Nearly 800 children are born in the U.S. each year with genetic diseases caused by mutations in a type of DNA inherited directly from their mothers. Scientists are working to prevent these diseases by helping couples have babies with DNA from three parents instead of the usual two.
A new study identifies some of the reasons why this fledgling technique might go awry — and suggests ways for fertility specialists to minimize the risk.
The diseases in question stem from problems in what's called mitochondrial DNA. This is a collection of 37 genes that control the structures that provide energy to cells. Certain errors in these genes can lead to diseases like Leigh syndrome, a severe neurological disorder that is typically fatal in early childhood, or a condition known as MELAS that causes stroke-like episodes, leading to brain damage.
Women who carry such mutations would prefer not to pass them on to their children. Instead, they can get mitochondrial DNA from a healthy donor and combine it with their own nuclear DNA, the thousands of genes that influence traits like height and eye color.
That's the idea behind three-parent IVF. Using this technique, couples obtain eggs from a healthy donor, remove the nuclear DNA and replace it with nuclear DNA from the would-be mother. This combination egg is then fertilized by sperm in a dish, incubated for a few days in the lab and then transferred into the would-be mother's uterus — just as with regular in vitro fertilization.
The result is a child with three genetic "parents." The first — and so far only — baby known to be conceived this way was born this year to a woman who had lost two other children to Leigh syndrome.
Three-parent IVF has not been approved for use in the United States, though the National Academies of Sciences, Engineering and Medicine has endorsed its use as long as certain ethical conditions are met.
In the United Kingdom, scientists advising the Human Fertilisation and Embryology Authority offered fresh support for the technology on Wednesday. If the HFEA gives final approval, the U.K.'s first three-parent babies could be born next year.
However, one potential problem with this technique is that when specialists transfer a woman's nuclear DNA into a donor egg, a small amount of her faulty mitochondrial DNA may come along for the ride. A team of scientists overseen by Shoukhrat Mitalipov of the Oregon Health & Science University wanted to see just how much risk this presented for couples.

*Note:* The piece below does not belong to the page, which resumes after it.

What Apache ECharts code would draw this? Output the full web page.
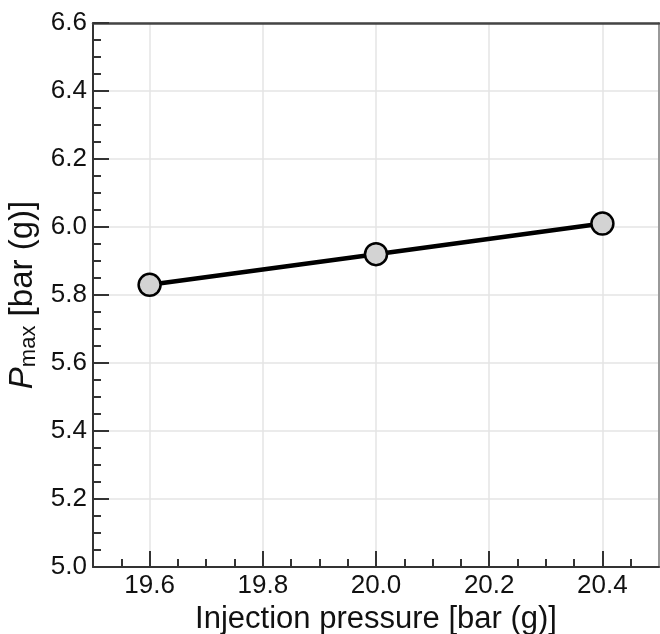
<!DOCTYPE html>
<html><head><meta charset="utf-8">
<script src="https://cdn.jsdelivr.net/npm/echarts@6/dist/echarts.min.js"></script>
<style>html,body{margin:0;padding:0;background:#fff}#c{width:660px;height:634px}</style>
</head><body><div id="c"></div>
<script>
const injectionPressure = [19.6, 20.0, 20.4];
const pMax = [5.83, 5.92, 6.01];
const xMajorTicks = [19.6, 19.8, 20.0, 20.2, 20.4];
const xMinorTicks = [19.55, 19.65, 19.7, 19.75, 19.85, 19.9, 19.95, 20.05, 20.1, 20.15, 20.25, 20.3, 20.35, 20.45];
const xTitle = 'Injection pressure [bar (g)]';

const chart = echarts.init(document.getElementById('c'));
const font = 'Liberation Sans, Arial, sans-serif';
const tickColor = '#333';
chart.setOption({
  animation: false,
  backgroundColor: '#fff',
  grid: {left: 93, right: 1, top: 23, bottom: 67, containLabel: false, outerBoundsMode: 'none'},
  xAxis: [{
    type: 'value', min: 19.5, max: 20.5,
    axisLine: {show: true, onZero: false, lineStyle: {color: tickColor, width: 2}},
    axisTick: {show: true, inside: true, length: 16, customValues: xMajorTicks, lineStyle: {color: tickColor, width: 2}},
    axisLabel: {color: '#111', fontSize: 26, fontFamily: font, margin: 6, customValues: xMajorTicks,
      formatter: v => v.toFixed(1)},
    splitLine: {show: true, lineStyle: {color: '#e4e4e4', width: 1.5}},
    name: xTitle, nameLocation: 'middle', nameGap: 36,
    nameTextStyle: {color: '#111', fontSize: 31, fontFamily: font}
  }, {
    type: 'value', position: 'bottom', min: 19.5, max: 20.5,
    axisLine: {show: false},
    axisTick: {show: true, inside: true, length: 8, customValues: xMinorTicks, lineStyle: {color: tickColor, width: 2}},
    axisLabel: {show: false}, splitLine: {show: false}
  }, {
    type: 'value', position: 'top', min: 19.5, max: 20.5,
    axisLine: {show: true, onZero: false, lineStyle: {color: '#444', width: 2.5}},
    axisTick: {show: false}, axisLabel: {show: false}, splitLine: {show: false}
  }],
  yAxis: [{
    type: 'value', min: 5.0, max: 6.6, interval: 0.2,
    axisLine: {show: true, onZero: false, lineStyle: {color: tickColor, width: 2}},
    axisTick: {show: true, inside: true, length: 16, lineStyle: {color: tickColor, width: 2}},
    minorTick: {show: true, splitNumber: 4, length: 8, lineStyle: {color: tickColor, width: 2}},
    axisLabel: {color: '#111', fontSize: 26, fontFamily: font, margin: 6,
      formatter: v => v.toFixed(1)},
    splitLine: {show: true, lineStyle: {color: '#e4e4e4', width: 1.5}},
    name: '{i|P}{s|max}{n| [bar (g)]}', nameLocation: 'middle', nameRotate: 90, nameGap: 53,
    nameTextStyle: {
      color: '#111', fontSize: 33, fontFamily: font,
      rich: {
        i: {fontStyle: 'italic', fontSize: 33, fontFamily: font, color: '#111'},
        s: {fontSize: 22, fontFamily: font, color: '#111', verticalAlign: 'bottom', padding: [13, 0, 0, 0]},
        n: {fontSize: 33, fontFamily: font, color: '#111'}
      }
    }
  }, {
    type: 'value', position: 'right', min: 5.0, max: 6.6,
    axisLine: {show: true, onZero: false, lineStyle: {color: '#999', width: 2}},
    axisTick: {show: false}, axisLabel: {show: false}, splitLine: {show: false}
  }],
  series: [{
    type: 'line',
    data: injectionPressure.map((x, i) => [x, pMax[i]]),
    lineStyle: {color: '#000', width: 4.5},
    symbol: 'circle', symbolSize: 22,
    itemStyle: {color: '#d3d3d3', borderColor: '#000', borderWidth: 2.5},
    z: 5
  }]
});
</script></body></html>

So they collected eggs from four women who had children with Leigh syndrome and from one women whose child had MELAS. They also retrieved eggs from 11 women who did not have any harmful mutations in their mitochondrial DNA.
The scientists removed the nuclear DNA from dozens of eggs from healthy donors. In 13 of those eggs, they inserted nuclear DNA from mothers of children with mitochondrial diseases. In an additional 36 eggs, they used nuclear DNA from one of the healthy donors; these eggs served as controls.

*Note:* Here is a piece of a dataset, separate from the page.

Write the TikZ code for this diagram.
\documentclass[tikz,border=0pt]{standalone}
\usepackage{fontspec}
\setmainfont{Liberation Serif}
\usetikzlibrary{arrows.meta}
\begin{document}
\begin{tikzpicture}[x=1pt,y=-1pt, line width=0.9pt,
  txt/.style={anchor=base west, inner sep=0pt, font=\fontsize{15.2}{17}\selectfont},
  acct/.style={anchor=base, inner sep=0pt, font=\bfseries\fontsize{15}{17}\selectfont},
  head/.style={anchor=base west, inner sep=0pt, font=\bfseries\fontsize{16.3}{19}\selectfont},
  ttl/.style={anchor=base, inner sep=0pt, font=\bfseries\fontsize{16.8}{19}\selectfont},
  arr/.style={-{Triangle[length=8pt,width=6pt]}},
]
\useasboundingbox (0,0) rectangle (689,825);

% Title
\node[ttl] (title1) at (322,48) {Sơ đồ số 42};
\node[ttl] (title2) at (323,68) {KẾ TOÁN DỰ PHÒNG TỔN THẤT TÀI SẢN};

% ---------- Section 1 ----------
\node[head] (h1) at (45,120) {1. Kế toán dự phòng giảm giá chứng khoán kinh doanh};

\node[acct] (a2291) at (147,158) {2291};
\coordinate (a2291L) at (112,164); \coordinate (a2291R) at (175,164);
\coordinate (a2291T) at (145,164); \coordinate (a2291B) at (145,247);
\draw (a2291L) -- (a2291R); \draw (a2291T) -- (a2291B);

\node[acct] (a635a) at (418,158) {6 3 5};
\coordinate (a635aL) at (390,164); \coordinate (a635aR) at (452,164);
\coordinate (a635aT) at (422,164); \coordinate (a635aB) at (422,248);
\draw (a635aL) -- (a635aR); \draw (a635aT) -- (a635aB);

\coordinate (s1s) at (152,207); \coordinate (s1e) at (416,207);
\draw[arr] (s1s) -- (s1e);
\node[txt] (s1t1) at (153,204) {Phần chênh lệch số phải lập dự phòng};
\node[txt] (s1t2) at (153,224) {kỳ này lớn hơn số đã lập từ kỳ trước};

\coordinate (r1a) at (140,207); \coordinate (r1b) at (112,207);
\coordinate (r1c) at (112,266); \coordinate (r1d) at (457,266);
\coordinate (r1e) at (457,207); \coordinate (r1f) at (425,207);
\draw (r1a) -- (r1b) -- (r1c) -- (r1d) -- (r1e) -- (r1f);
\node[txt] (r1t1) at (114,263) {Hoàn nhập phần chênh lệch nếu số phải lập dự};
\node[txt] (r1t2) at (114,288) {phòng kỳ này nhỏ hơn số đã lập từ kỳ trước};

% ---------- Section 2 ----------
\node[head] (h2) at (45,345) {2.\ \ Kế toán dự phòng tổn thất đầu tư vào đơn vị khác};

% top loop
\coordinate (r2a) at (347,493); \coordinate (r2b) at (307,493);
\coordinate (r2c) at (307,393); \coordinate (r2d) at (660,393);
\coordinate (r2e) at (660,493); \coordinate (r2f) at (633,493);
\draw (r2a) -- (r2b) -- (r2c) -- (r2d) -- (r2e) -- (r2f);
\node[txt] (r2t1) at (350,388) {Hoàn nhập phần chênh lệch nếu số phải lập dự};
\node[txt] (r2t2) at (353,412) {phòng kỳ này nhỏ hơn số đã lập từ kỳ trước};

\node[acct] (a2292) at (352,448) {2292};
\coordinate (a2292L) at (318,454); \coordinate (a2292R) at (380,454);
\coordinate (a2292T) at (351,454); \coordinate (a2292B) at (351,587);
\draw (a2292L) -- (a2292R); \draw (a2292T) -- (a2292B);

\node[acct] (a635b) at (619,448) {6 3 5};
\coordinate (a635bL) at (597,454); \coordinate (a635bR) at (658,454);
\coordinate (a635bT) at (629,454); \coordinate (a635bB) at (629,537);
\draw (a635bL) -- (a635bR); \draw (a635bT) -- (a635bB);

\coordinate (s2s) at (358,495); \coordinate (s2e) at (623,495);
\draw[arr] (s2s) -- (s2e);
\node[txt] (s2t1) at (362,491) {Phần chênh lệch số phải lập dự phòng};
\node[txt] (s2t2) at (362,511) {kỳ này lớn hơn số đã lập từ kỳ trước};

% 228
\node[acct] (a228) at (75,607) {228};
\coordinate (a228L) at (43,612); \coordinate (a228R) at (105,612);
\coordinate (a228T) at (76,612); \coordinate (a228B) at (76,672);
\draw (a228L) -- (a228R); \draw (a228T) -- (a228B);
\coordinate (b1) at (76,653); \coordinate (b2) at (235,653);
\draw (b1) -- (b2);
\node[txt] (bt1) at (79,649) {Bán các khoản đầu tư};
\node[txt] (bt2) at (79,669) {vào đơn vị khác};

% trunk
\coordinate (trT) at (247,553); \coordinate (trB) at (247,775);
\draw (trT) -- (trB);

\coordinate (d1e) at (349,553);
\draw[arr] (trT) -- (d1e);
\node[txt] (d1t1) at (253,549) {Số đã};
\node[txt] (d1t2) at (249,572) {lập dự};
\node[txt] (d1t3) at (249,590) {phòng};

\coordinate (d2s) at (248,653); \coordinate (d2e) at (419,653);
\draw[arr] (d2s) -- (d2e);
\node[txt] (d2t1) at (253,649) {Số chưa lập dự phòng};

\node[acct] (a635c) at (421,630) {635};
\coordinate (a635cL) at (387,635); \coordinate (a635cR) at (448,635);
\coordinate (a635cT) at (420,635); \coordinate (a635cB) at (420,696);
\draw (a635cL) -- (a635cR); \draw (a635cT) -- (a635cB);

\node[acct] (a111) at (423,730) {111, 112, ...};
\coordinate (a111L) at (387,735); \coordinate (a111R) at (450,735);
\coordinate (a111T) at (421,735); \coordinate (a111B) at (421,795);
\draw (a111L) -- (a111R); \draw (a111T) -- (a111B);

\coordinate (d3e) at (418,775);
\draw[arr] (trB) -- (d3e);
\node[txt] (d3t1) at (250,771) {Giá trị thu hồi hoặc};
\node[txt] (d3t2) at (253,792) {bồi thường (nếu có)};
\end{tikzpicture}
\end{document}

In tests, both groups of eggs had similar fertilization rates. Overall, about 75% of the fertilized eggs developed to the blastocyst stage, about five days into embryonic development, according to a study published Wednesday in the journal Nature.
A total of 22 fertilized eggs were examined to see how much of their mitochondrial DNA came from women with disease mutations and how much came from the healthy donors. In all 22 cases, more than 99% was from the donors, the team reported.
The researchers also took 15 embryos and converted them into embryonic stem cells. All of the embryos were made with "control" eggs that combined mitochondrial DNA from one healthy donor with the nuclear DNA of another healthy donor. In two of these cell lines, the transplanted nuclear DNA brought with it mitochondrial DNA that wound up overtaking the mitochondrial DNA that was native to the egg, the researchers found.
If this had been a situation involving a mother with faulty mitochondrial DNA and the embryo had grown into a baby, the results might have been disastrous.
So the study authors analyzed patterns among those 15 stem cell lines and identified certain combinations that seemed to benefit the hitchhiking mitochondrial DNA. To get around this problem, they recommended that fertility specialists who perform three-parent IVF match their patients with egg donors who are not just mutation-free but also "compatible," they wrote.
Such matches "should be possible," Eric Shoubridge wrote in a commentary that accompanied the study. Shoubridge studies the molecular genetics of mitochondrial diseases at McGill University in Montreal.
Dr. Dusko Ilic, a stem cell researcher at King's College London, said the study's findings were "extremely valuable." By carefully choosing an egg donor on the basis of her mitochondrial DNA, doctors can minimize the risk to patients seeking healthy babies.
"I hope that the teams working on mitochondrial replacement therapies will take this finding on board and implement the screening … in clinical practice," he said.